What Is Ophthalmology?
Ophthalmology (af-thal-MAHL-uh-jee) is the medical specialty that deals with the structure, function, problems, and diseases of the eye.
What Is an Ophthalmologist?
An ophthalmologist (af-thal-MAHL-uh-jist) is a doctor who studies, diagnoses, prevents, and treats diseases and conditions that affect the eyes. They also do eye surgery.
Why Would Someone Need One?
Ophthalmologists take care of patients with eye problems such as:
They do medical tests and procedures, such as:
- eye exams
- eye surgery including laser surgery
- ocular ultrasounds (a test that shows growths or other problems)

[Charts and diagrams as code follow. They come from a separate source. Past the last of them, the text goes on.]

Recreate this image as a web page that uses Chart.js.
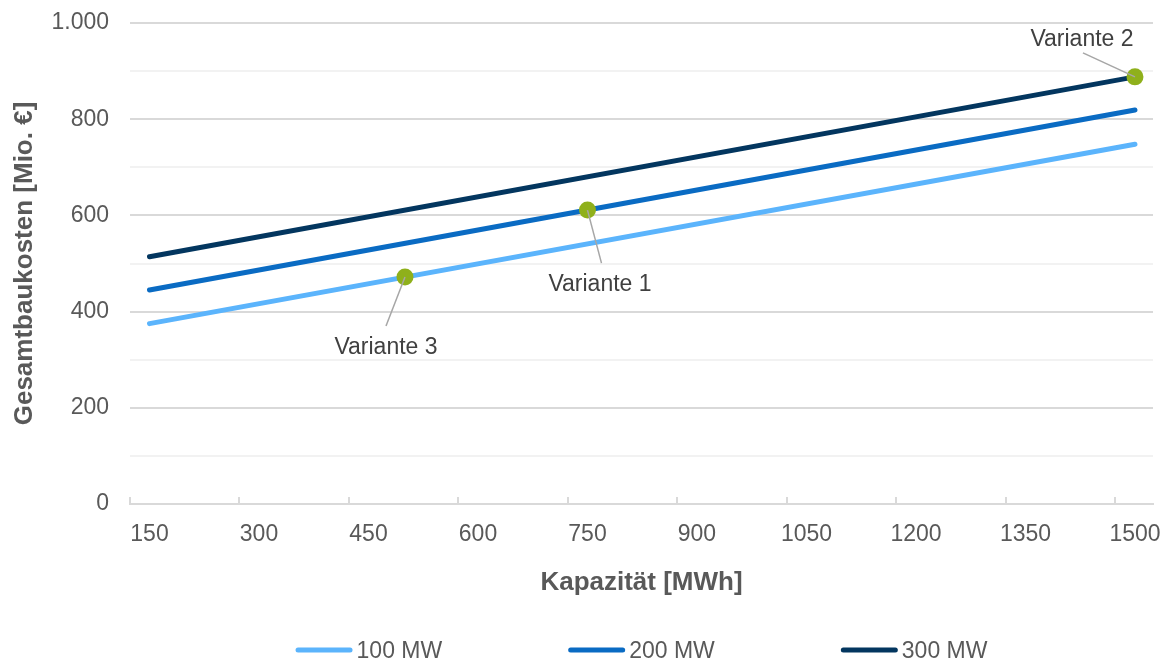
<!DOCTYPE html>
<html lang="de">
<head>
<meta charset="utf-8">
<title>Gesamtbaukosten nach Kapazität</title>
<script src="https://cdn.jsdelivr.net/npm/chart.js@4.4.1/dist/chart.umd.min.js"></script>
<style>
  html, body { margin: 0; padding: 0; background: #ffffff; }
  #wrap { width: 1167px; height: 660px; }
</style>
</head>
<body>
<div id="wrap"><canvas id="chart" width="1167" height="660"></canvas></div>
<script>
// Speicherkapazität [MWh] an den Enden der Kostengeraden
const capacities = [150, 1500];

// Gesamtbaukosten [Mio. €] je Leistungsklasse
const cost100MW = [375, 748];
const cost200MW = [445, 819];
const cost300MW = [514, 888];

// Untersuchte Varianten
const variantNames = ['Variante 1', 'Variante 2', 'Variante 3'];
const variantCapacity = [750, 1500, 500];
const variantCost = [611, 888, 472];

// Achsenbeschriftungen
const xTickValues = [150, 300, 450, 600, 750, 900, 1050, 1200, 1350, 1500];
const yTickStep = 100;
const yLabelStep = 200;

const seriesNames = ['100 MW', '200 MW', '300 MW'];
const seriesColors = ['#5bb4fc', '#0a6bc3', '#03365f'];

const FONT = "'Liberation Sans', Arial, Helvetica, sans-serif";
const TEXT = '#595959';
const X_MIN = 123.3;
const X_MAX = 1524.7;

function toPoints(xs, ys) {
  return xs.map((x, i) => ({ x: x, y: ys[i] }));
}

function formatDe(v) {
  return String(v).replace(/\B(?=(\d{3})+(?!\d))/g, '.');
}

// The plot area is fixed by the layout padding, so label overhang is not reserved
function noLabelPadding(s) {
  s.paddingLeft = 0;
  s.paddingRight = 0;
  s.paddingTop = 0;
  s.paddingBottom = 0;
}

// Tick marks on the capacity axis sit at the axis start and every 150 MWh from there
const axisTickMarks = {
  id: 'axisTickMarks',
  afterDraw(chart) {
    const s = chart.scales.x;
    const ctx = chart.ctx;
    const y0 = chart.chartArea.bottom;
    ctx.save();
    ctx.strokeStyle = '#d9d9d9';
    ctx.lineWidth = 2;
    ctx.beginPath();
    for (let v = X_MIN; v < X_MAX; v += 150) {
      const px = Math.round(s.getPixelForValue(v));
      ctx.moveTo(px, y0);
      ctx.lineTo(px, y0 - 7);
    }
    ctx.stroke();
    ctx.restore();
  }
};

// Labels with leader lines for the marked variants
const variantLabels = {
  id: 'variantLabels',
  afterDatasetsDraw(chart, args, opts) {
    const meta = chart.getDatasetMeta(3);
    const ctx = chart.ctx;
    ctx.save();
    meta.data.forEach((pt, i) => {
      const o = opts.offsets[i];
      ctx.strokeStyle = '#a6a6a6';
      ctx.lineWidth = 1.5;
      ctx.beginPath();
      ctx.moveTo(pt.x, pt.y);
      ctx.lineTo(pt.x + o.lx, pt.y + o.ly);
      ctx.stroke();
      ctx.fillStyle = '#404040';
      ctx.font = '23px ' + FONT;
      ctx.textAlign = 'center';
      ctx.textBaseline = 'middle';
      ctx.fillText(variantNames[i], pt.x + o.tx, pt.y + o.ty);
    });
    ctx.restore();
  }
};

// Legend row below the axis title
const lineLegend = {
  id: 'lineLegend',
  afterDraw(chart, args, opts) {
    const ctx = chart.ctx;
    ctx.save();
    ctx.font = '23px ' + FONT;
    const items = chart.data.datasets.filter(d => !d.hideInLegend);
    const widths = items.map(d => opts.lineLength + opts.gap + ctx.measureText(d.label).width);
    const total = widths.reduce((a, b) => a + b, 0) + opts.spacing * (items.length - 1);
    const cx = (chart.chartArea.left + chart.chartArea.right) / 2;
    let x = cx - total / 2;
    const y = opts.y;
    items.forEach((d, i) => {
      ctx.strokeStyle = d.borderColor;
      ctx.lineWidth = 5;
      ctx.lineCap = 'round';
      ctx.beginPath();
      ctx.moveTo(x + 2.5, y);
      ctx.lineTo(x + opts.lineLength - 2.5, y);
      ctx.stroke();
      ctx.fillStyle = TEXT;
      ctx.textAlign = 'left';
      ctx.textBaseline = 'middle';
      ctx.fillText(d.label, x + opts.lineLength + opts.gap, y + opts.textShift);
      x += widths[i] + opts.spacing;
    });
    ctx.restore();
  }
};

const lineSeries = [cost100MW, cost200MW, cost300MW].map((vals, i) => ({
  type: 'line',
  label: seriesNames[i],
  order: 1,
  data: toPoints(capacities, vals),
  borderColor: seriesColors[i],
  backgroundColor: seriesColors[i],
  borderWidth: 5,
  borderCapStyle: 'round',
  pointRadius: 0,
  tension: 0,
  fill: false
}));

const variantSeries = {
  type: 'scatter',
  label: 'Varianten',
  hideInLegend: true,
  order: 0,
  data: toPoints(variantCapacity, variantCost),
  pointRadius: 8.5,
  pointHoverRadius: 8.5,
  backgroundColor: '#8fb01b',
  borderWidth: 0,
  showLine: false
};

new Chart(document.getElementById('chart'), {
  type: 'line',
  data: { datasets: [...lineSeries, variantSeries] },
  plugins: [axisTickMarks, variantLabels, lineLegend],
  options: {
    responsive: false,
    devicePixelRatio: 1,
    animation: false,
    layout: { padding: { top: 23, right: 14, bottom: 61.4, left: 0 } },
    plugins: {
      legend: { display: false },
      tooltip: { enabled: false },
      variantLabels: {
        offsets: [
          { lx: 14, ly: 53, tx: 12.5, ty: 74.5 },
          { lx: -52, ly: -24, tx: -53, ty: -37.5 },
          { lx: -19, ly: 49, tx: -19, ty: 70.5 }
        ]
      },
      lineLegend: { lineLength: 57, gap: 4, spacing: 126, y: 650, textShift: 2 }
    },
    scales: {
      x: {
        type: 'linear',
        min: X_MIN,
        max: X_MAX,
        afterBuildTicks: s => { s.ticks = xTickValues.map(v => ({ value: v })); },
        afterFit: s => { s.height = 94.6; noLabelPadding(s); },
        grid: { display: false, drawTicks: false },
        border: { display: true, color: '#d9d9d9', width: 2 },
        ticks: {
          autoSkip: false,
          maxRotation: 0,
          padding: 17,
          color: TEXT,
          font: { family: FONT, size: 23 },
          callback: v => String(v)
        },
        title: {
          display: true,
          text: 'Kapazität [MWh]',
          color: TEXT,
          font: { family: FONT, size: 26, weight: 'bold' },
          padding: { top: 0, bottom: 0 }
        }
      },
      y: {
        min: 0,
        max: 1000,
        afterFit: s => { s.width = 130; noLabelPadding(s); },
        border: { display: false },
        grid: {
          drawTicks: false,
          lineWidth: 2,
          color: c => (c.tick && c.tick.value % yLabelStep === 0) ? '#d9d9d9' : '#f2f2f2'
        },
        ticks: {
          stepSize: yTickStep,
          padding: 21,
          color: TEXT,
          font: { family: FONT, size: 23 },
          callback: v => (v % yLabelStep === 0 ? formatDe(v) : '')
        },
        title: {
          display: true,
          text: 'Gesamtbaukosten [Mio. €]',
          color: TEXT,
          font: { family: FONT, size: 26, weight: 'bold' },
          padding: { top: 9, bottom: 0 }
        }
      }
    }
  }
});
</script>
</body>
</html>
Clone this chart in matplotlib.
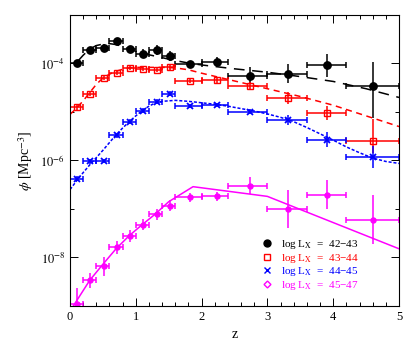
import numpy as np
import matplotlib
matplotlib.use("Agg")
import matplotlib.pyplot as plt
from matplotlib.ticker import FixedLocator, NullFormatter, MultipleLocator
from matplotlib.lines import Line2D

plt.rcParams['font.family'] = ['Liberation Serif', 'DejaVu Serif']
plt.rcParams['mathtext.fontset'] = 'stix'

# redshift bins (lower, upper) and point positions
z_pts = [0.1, 0.3, 0.51, 0.71, 0.91, 1.11, 1.32, 1.52, 1.82, 2.23, 2.73, 3.32, 3.91, 4.61]
z_lo = [0.0, 0.2, 0.4, 0.6, 0.8, 1.0, 1.2, 1.4, 1.6, 2.0, 2.4, 3.0, 3.6, 4.2]
z_hi = [0.2, 0.4, 0.6, 0.8, 1.0, 1.2, 1.4, 1.6, 2.0, 2.4, 3.0, 3.6, 4.2, 5.0]

# log10(phi) and errors (dex) for each luminosity class
lx42 = [-4.00, -3.73, -3.68, -3.53, -3.70, -3.80, -3.72, -3.84, -4.02, -3.97, -4.25, -4.21, -4.04, -4.47]
lx42_up = [0.07, 0.07, 0.08, 0.06, 0.07, 0.09, 0.10, 0.10, 0.08, 0.10, 0.18, 0.20, 0.23, 0.50]
lx42_dn = [0.07, 0.07, 0.08, 0.06, 0.07, 0.09, 0.10, 0.10, 0.08, 0.10, 0.18, 0.20, 0.23, 0.65]

lx43 = [-4.89, -4.62, -4.29, -4.19, -4.10, -4.11, -4.13, -4.08, -4.36, -4.35, -4.46, -4.71, -5.02, -5.60]
lx43_up = [0.06, 0.06, 0.05, 0.04, 0.04, 0.04, 0.04, 0.05, 0.05, 0.06, 0.08, 0.12, 0.15, 0.45]
lx43_dn = [0.06, 0.06, 0.05, 0.04, 0.04, 0.04, 0.04, 0.05, 0.05, 0.06, 0.08, 0.12, 0.15, 0.25]

lx44 = [-6.38, -6.02, -6.01, -5.48, -5.20, -4.97, -4.79, -4.62, -4.87, -4.85, -4.99, -5.16, -5.57, -5.93]
lx44_up = [0.05, 0.05, 0.05, 0.05, 0.05, 0.05, 0.05, 0.05, 0.04, 0.04, 0.05, 0.10, 0.15, 0.22]
lx44_dn = [0.05, 0.05, 0.05, 0.05, 0.05, 0.05, 0.05, 0.05, 0.04, 0.04, 0.05, 0.10, 0.15, 0.22]

lx45 = [-8.95, -8.47, -8.18, -7.79, -7.56, -7.32, -7.11, -6.93, -6.76, -6.74, -6.52, -7.00, -6.71, -7.22]
lx45_up = [0.33, 0.15, 0.20, 0.14, 0.12, 0.12, 0.12, 0.12, 0.10, 0.10, 0.17, 0.40, 0.30, 0.50]
lx45_dn = [0.30, 0.15, 0.20, 0.14, 0.12, 0.12, 0.12, 0.12, 0.10, 0.10, 0.17, 0.40, 0.30, 0.50]

# model curves
m42_z = [0.12, 0.2, 0.3, 0.4, 0.5, 0.6, 0.7, 0.8, 0.9, 1.0, 1.2, 1.4, 1.6, 1.8, 2.0, 2.5, 3.0, 3.5, 4.0, 4.5, 5.0]
m42 = [-3.95, -3.83, -3.70, -3.63, -3.60, -3.59, -3.61, -3.65, -3.70, -3.75, -3.82, -3.88, -3.94, -3.99, -4.03, -4.11, -4.18, -4.27, -4.37, -4.52, -4.70]

m43_z = [0.0, 0.1, 0.2, 0.3, 0.4, 0.5, 0.6, 0.7, 0.8, 0.9, 1.0, 1.2, 1.4, 1.6, 1.8, 2.0, 2.5, 3.0, 3.5, 4.0, 4.5, 5.0]
m43 = [-5.05, -4.92, -4.77, -4.60, -4.43, -4.30, -4.22, -4.16, -4.12, -4.09, -4.08, -4.08, -4.08, -4.09, -4.13, -4.20, -4.36, -4.52, -4.68, -4.86, -5.08, -5.30]

m44_z = [0.0, 0.1, 0.2, 0.3, 0.4, 0.5, 0.6, 0.7, 0.8, 0.9, 1.0, 1.1, 1.2, 1.3, 1.4, 1.5, 1.6, 1.8, 2.0, 2.2,
         2.4, 2.6, 2.8, 3.0, 3.2, 3.4, 3.6, 3.8, 4.0, 4.2, 4.4, 4.6, 4.8, 5.0]
m44 = [-6.60, -6.42, -6.25, -6.09, -5.94, -5.79, -5.63, -5.47, -5.33, -5.20, -5.08, -4.97, -4.88, -4.81, -4.78,
       -4.77, -4.76, -4.78, -4.81, -4.84, -4.88, -4.93, -4.98, -5.04, -5.11, -5.20, -5.32, -5.45, -5.58, -5.72,
       -5.84, -5.95, -6.02, -6.06]

m45_z = [0.05, 0.3, 0.5, 0.7, 0.9, 1.1, 1.3, 1.5, 1.87, 3.0, 5.0]
m45 = [-9.0, -8.47, -8.14, -7.82, -7.55, -7.32, -7.10, -6.85, -6.54, -6.74, -7.82]

labels = ['42\u221243', '43\u221244', '44\u221245', '45\u221247']
colors = ['black', 'red', 'blue', 'magenta']

fig = plt.figure(figsize=(4.15, 3.44), dpi=100)
ax = fig.add_axes([0.1687, 0.1105, 0.7927, 0.8459])

z = np.array(z_pts)
xerr = [z - np.array(z_lo), np.array(z_hi) - z]


def draw(lg, up, dn, color, marker, ms, mfc, mew):
    lg = np.array(lg)
    phi = 10 ** lg
    yerr = [phi - 10 ** (lg - np.array(dn)), 10 ** (lg + np.array(up)) - phi]
    ax.errorbar(z, phi, xerr=xerr, fmt='none', ecolor=color, elinewidth=1.1, capsize=2.5, capthick=1.1)
    ax.errorbar(z, phi, yerr=yerr, fmt='none', ecolor=color, elinewidth=1.1, capsize=0)
    ax.plot(z, phi, linestyle='none', marker=marker, ms=ms, mfc=mfc, mec=color, mew=mew, color=color)


draw(lx42, lx42_up, lx42_dn, 'black', 'o', 5.3, 'black', 1.0)
draw(lx43, lx43_up, lx43_dn, 'red', 's', 4.2, 'none', 1.0)
draw(lx44, lx44_up, lx44_dn, 'blue', 'x', 4.2, 'blue', 1.3)
draw(lx45, lx45_up, lx45_dn, 'magenta', 'o', 3.6, 'magenta', 1.0)

ax.plot(m42_z, 10 ** np.array(m42), color='black', lw=1.1, dashes=(7, 5))
ax.plot(m43_z, 10 ** np.array(m43), color='red', lw=1.1, dashes=(4, 3))
ax.plot(m44_z, 10 ** np.array(m44), color='blue', lw=1.1, dashes=(2, 1.2))
ax.plot(m45_z, 10 ** np.array(m45), color='magenta', lw=1.1)

ax.set_yscale('log')
ax.set_xlim(0, 5)
ax.set_ylim(1e-9, 1e-3)

ax.xaxis.set_major_locator(MultipleLocator(1))
ax.xaxis.set_minor_locator(MultipleLocator(0.2))
ax.yaxis.set_major_locator(FixedLocator([1e-8, 1e-6, 1e-4]))
ax.yaxis.set_minor_locator(FixedLocator([1e-9, 1e-7, 1e-5, 1e-3]))
ax.yaxis.set_minor_formatter(NullFormatter())
ax.set_yticklabels([r'$10^{-8}$', r'$10^{-6}$', r'$10^{-4}$'])
ax.tick_params(which='both', direction='in', top=True, right=True, labelsize=9, width=0.7)
ax.tick_params(which='major', length=6)
ax.tick_params(which='minor', length=3)
for s in ax.spines.values():
    s.set_linewidth(0.8)

ax.set_xlabel('z', fontsize=10)
ax.set_ylabel(r'$\phi$ [Mpc$^{-3}$]', fontsize=10)

handles = [
    Line2D([], [], ls='none', marker='o', ms=5, mfc='black', mec='black', color='black'),
    Line2D([], [], ls='none', marker='s', ms=4, mfc='none', mec='red', color='red'),
    Line2D([], [], ls='none', marker='x', ms=4, mec='blue', color='blue'),
    Line2D([], [], ls='none', marker='D', ms=3.5, mfc='none', mec='magenta', color='magenta'),
]
texts = ['log L$_{\\rm X}$  =  ' + lab for lab in labels]
leg = ax.legend(handles, texts, loc='upper left', bbox_to_anchor=(0.565, 0.252), frameon=False,
                fontsize=8, handlelength=1.0, handletextpad=0.8, labelspacing=0.05, borderpad=0)
for t, c in zip(leg.get_texts(), colors):
    t.set_color(c)

fig.savefig('out.png', dpi=100)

- screening for eye problems related to diabetes or sickle cell disease
What Is Their Training?
An ophthalmologist's training typically includes:
- 4 years of pre-medical education at a college or university
- 4 years of medical school — a medical degree (MD) or doctor of osteopathic medicine (DO) degree
- 1-year internship in internal medicine or in a transitional program. It also can be in general surgery or pediatrics.
- 3 years of training in an ophthalmology residency program
They also might have:
- expertise in a subspecialty area (for example, pediatric ophthalmology or neuro-ophthalmology) after 3 years or more in a fellowship program. A “fellow” is a doctor who had more specialty training after completing medical school and a residency.
Good to Know
Optometrists and ophthalmologists are similar, but there are some differences:
- Optometrists train in optometry school and are Doctors of Optometry (OD). In some U.S. states, they can do certain minor surgical procedures.
- Ophthalmologists train in medical school and have a doctor of medicine (MD) or doctor of osteopathy (DO) degree. They treat more serious eye problems and can do more complex surgical procedures.